◆ REQUEST
Copy every line of the data that contains the string "with".
□ □ □
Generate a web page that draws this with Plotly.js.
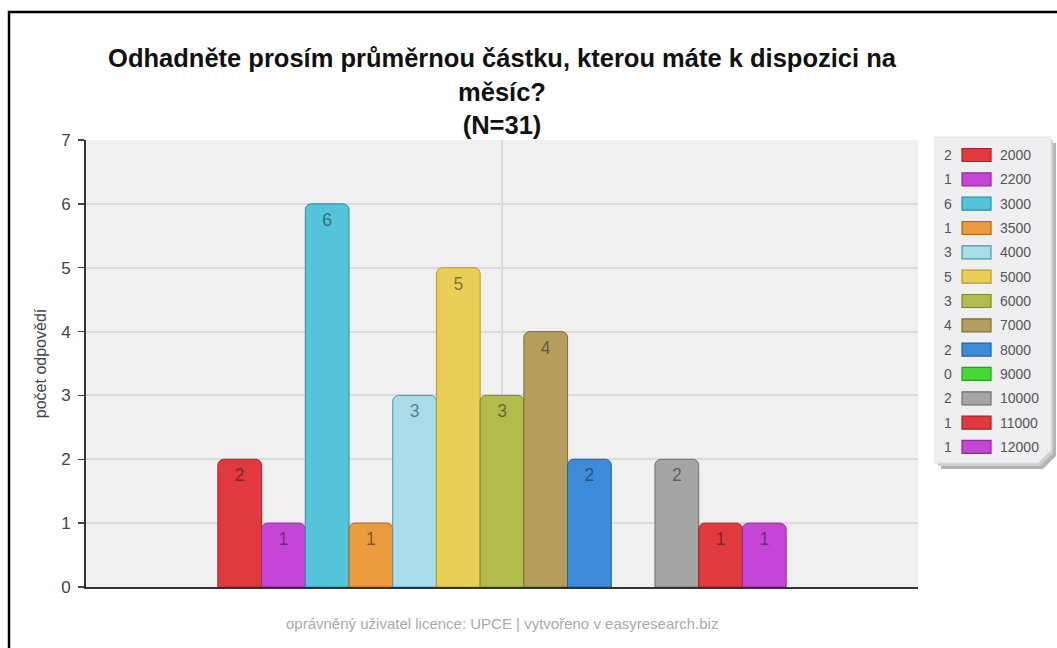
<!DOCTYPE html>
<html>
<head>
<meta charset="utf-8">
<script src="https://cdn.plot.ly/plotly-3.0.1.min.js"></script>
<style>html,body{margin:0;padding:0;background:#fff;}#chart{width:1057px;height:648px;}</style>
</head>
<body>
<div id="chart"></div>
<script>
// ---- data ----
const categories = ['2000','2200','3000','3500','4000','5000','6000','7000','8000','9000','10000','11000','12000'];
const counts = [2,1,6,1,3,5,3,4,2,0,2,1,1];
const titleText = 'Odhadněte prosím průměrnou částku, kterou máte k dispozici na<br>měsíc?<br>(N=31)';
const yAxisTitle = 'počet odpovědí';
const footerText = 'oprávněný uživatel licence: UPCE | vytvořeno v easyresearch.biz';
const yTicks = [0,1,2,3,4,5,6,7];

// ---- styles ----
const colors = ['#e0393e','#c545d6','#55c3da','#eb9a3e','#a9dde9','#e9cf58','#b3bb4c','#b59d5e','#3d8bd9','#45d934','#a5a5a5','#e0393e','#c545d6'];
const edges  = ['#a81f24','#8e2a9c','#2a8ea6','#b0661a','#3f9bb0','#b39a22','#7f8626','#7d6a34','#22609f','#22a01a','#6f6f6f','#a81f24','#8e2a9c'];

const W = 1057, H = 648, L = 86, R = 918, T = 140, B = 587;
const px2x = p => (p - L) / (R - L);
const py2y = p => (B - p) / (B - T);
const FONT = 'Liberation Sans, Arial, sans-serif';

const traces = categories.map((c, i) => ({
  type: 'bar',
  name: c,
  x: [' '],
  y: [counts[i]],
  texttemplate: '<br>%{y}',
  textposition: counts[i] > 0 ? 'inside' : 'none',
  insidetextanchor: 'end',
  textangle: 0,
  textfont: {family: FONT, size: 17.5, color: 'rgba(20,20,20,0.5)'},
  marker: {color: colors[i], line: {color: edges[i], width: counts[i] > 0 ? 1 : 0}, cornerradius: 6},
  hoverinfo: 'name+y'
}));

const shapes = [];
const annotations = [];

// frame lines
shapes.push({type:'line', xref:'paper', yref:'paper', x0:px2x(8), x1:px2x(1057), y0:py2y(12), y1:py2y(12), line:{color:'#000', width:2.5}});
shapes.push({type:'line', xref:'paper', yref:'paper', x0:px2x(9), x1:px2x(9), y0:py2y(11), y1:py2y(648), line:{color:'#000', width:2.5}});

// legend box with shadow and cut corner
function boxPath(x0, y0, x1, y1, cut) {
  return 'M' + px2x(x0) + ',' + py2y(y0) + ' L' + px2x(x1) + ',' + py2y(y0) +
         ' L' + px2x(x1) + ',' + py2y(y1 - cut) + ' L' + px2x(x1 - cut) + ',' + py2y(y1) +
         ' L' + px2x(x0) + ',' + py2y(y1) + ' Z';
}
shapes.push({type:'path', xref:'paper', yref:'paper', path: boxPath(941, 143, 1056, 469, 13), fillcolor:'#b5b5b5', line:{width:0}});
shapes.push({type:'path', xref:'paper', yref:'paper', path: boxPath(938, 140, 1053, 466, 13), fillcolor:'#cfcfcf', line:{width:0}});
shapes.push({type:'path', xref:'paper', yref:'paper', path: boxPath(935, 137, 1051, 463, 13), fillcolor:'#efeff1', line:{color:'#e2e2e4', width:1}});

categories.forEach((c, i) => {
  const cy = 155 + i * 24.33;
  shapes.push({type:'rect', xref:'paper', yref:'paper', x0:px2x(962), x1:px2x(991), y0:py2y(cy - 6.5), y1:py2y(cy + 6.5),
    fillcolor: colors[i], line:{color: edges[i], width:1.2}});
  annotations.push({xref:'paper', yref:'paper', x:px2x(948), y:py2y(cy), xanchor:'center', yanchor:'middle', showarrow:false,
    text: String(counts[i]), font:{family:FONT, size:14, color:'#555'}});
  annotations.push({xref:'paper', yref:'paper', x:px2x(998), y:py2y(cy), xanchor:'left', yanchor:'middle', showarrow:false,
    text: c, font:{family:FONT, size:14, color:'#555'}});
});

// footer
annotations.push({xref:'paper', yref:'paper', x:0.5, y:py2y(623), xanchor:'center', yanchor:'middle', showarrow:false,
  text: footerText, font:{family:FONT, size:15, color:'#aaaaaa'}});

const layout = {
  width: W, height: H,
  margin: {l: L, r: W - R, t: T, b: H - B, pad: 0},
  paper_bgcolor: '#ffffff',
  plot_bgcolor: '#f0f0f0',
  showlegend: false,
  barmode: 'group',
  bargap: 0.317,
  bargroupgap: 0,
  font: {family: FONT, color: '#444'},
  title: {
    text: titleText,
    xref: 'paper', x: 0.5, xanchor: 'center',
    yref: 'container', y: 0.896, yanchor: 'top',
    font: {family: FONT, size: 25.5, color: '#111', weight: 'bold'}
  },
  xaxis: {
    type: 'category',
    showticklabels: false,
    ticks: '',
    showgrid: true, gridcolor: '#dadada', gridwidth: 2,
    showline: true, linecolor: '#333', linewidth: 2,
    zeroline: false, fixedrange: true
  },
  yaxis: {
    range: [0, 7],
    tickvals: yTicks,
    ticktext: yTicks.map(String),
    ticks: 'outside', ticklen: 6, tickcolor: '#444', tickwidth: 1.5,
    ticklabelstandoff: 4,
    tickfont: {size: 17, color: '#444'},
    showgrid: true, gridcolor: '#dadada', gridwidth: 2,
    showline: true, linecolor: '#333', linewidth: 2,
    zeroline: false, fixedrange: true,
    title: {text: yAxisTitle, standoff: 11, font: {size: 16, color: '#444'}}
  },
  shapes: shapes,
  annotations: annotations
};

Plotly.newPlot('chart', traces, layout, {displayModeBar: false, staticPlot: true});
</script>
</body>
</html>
□ □ □
◆ RESULT
Generate a web page that draws this with Plotly.js.
// legend box with shadow and cut corner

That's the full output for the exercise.